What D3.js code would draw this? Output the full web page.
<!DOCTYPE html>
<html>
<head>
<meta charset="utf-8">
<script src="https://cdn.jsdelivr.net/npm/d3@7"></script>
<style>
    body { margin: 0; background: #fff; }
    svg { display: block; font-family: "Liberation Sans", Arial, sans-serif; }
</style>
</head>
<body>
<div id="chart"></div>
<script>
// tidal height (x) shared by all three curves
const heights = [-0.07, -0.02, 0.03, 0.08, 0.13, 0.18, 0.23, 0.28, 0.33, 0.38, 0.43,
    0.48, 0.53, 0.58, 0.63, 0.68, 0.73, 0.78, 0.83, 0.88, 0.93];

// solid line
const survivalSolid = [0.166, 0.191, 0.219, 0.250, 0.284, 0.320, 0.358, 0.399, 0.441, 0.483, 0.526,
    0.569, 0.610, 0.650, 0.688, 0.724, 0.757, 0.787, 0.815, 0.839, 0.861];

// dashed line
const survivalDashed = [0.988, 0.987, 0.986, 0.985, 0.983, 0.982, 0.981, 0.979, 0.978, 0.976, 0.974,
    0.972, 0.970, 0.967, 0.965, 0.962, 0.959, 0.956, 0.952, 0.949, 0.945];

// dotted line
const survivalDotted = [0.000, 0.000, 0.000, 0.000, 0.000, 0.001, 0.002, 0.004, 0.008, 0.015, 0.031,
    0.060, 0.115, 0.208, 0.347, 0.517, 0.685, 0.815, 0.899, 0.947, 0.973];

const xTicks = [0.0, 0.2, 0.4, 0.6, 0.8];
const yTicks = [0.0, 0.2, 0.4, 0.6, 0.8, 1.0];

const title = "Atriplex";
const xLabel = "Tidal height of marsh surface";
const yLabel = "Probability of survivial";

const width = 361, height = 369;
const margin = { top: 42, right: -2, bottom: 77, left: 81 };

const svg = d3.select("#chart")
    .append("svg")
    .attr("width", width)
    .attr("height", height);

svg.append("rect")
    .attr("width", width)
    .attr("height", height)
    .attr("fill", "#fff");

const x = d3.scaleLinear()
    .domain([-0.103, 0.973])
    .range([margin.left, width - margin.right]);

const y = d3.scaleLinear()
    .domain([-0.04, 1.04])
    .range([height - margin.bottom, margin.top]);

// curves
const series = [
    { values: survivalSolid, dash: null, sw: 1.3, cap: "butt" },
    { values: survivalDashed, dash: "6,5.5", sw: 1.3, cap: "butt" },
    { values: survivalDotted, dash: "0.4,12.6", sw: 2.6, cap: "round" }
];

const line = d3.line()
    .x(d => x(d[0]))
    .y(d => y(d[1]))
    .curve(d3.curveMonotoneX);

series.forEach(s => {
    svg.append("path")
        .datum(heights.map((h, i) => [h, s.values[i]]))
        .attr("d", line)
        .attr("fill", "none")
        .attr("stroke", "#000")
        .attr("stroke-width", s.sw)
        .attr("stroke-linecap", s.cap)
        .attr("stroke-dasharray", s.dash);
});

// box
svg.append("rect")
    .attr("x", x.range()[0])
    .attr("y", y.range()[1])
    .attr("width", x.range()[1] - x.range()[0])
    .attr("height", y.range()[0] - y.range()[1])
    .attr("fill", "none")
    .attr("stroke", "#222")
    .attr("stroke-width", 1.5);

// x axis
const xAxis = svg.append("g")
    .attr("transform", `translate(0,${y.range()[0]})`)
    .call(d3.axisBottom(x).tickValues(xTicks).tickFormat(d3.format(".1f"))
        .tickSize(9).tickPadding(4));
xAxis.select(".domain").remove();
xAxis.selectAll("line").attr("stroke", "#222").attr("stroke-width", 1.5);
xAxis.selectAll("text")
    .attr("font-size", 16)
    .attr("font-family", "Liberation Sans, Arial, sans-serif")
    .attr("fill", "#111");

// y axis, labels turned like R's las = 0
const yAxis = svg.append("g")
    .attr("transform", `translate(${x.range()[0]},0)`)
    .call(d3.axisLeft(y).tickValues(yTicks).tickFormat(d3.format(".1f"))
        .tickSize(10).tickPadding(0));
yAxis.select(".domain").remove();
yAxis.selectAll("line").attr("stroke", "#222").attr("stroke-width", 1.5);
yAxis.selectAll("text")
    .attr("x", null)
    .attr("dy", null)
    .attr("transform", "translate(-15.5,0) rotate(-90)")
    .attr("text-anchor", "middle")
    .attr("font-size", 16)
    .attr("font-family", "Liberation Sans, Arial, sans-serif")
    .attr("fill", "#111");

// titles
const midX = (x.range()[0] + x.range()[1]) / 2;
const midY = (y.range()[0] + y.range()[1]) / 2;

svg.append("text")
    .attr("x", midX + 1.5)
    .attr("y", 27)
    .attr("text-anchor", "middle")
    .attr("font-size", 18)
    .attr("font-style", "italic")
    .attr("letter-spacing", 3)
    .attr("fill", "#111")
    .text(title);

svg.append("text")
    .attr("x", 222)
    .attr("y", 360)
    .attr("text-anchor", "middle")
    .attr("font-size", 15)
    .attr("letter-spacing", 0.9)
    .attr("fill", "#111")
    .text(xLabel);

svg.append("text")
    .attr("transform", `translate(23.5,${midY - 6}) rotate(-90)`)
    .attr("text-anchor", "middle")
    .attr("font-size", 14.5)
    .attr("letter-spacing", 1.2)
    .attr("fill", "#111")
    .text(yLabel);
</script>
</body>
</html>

* * *

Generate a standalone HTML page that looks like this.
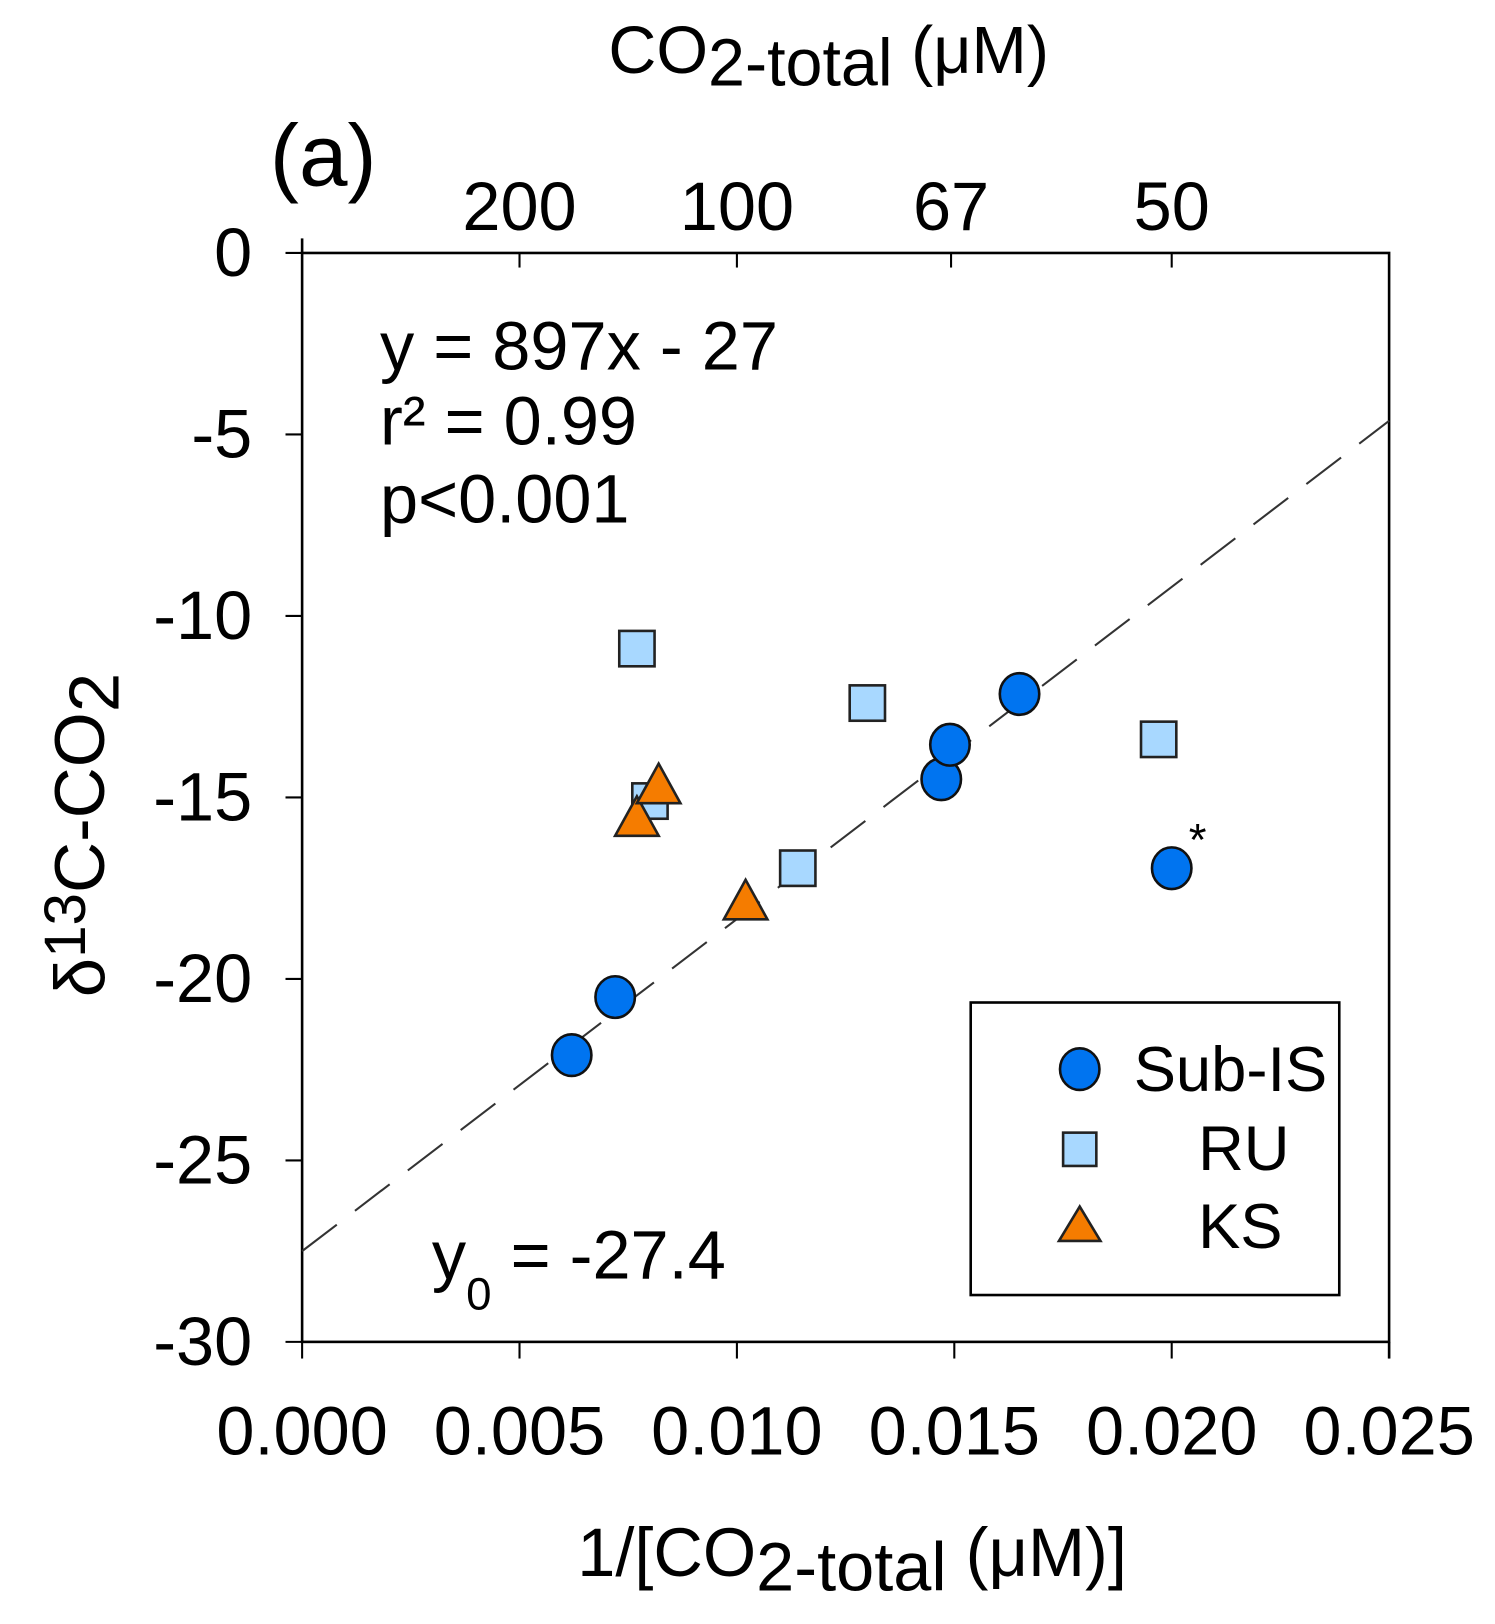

- **WHAT THIS TASK INVOLVES**
Among the entries above, find the line with "What D3.js code" and the line with "0.815, 0.839, 0.861];"; give again exactly these two lines and all lines between them.

- **RESULT OF THE TASK**
What D3.js code would draw this? Output the full web page.
<!DOCTYPE html>
<html>
<head>
<meta charset="utf-8">
<script src="https://cdn.jsdelivr.net/npm/d3@7"></script>
<style>
    body { margin: 0; background: #fff; }
    svg { display: block; font-family: "Liberation Sans", Arial, sans-serif; }
</style>
</head>
<body>
<div id="chart"></div>
<script>
// tidal height (x) shared by all three curves
const heights = [-0.07, -0.02, 0.03, 0.08, 0.13, 0.18, 0.23, 0.28, 0.33, 0.38, 0.43,
    0.48, 0.53, 0.58, 0.63, 0.68, 0.73, 0.78, 0.83, 0.88, 0.93];

// solid line
const survivalSolid = [0.166, 0.191, 0.219, 0.250, 0.284, 0.320, 0.358, 0.399, 0.441, 0.483, 0.526,
    0.569, 0.610, 0.650, 0.688, 0.724, 0.757, 0.787, 0.815, 0.839, 0.861];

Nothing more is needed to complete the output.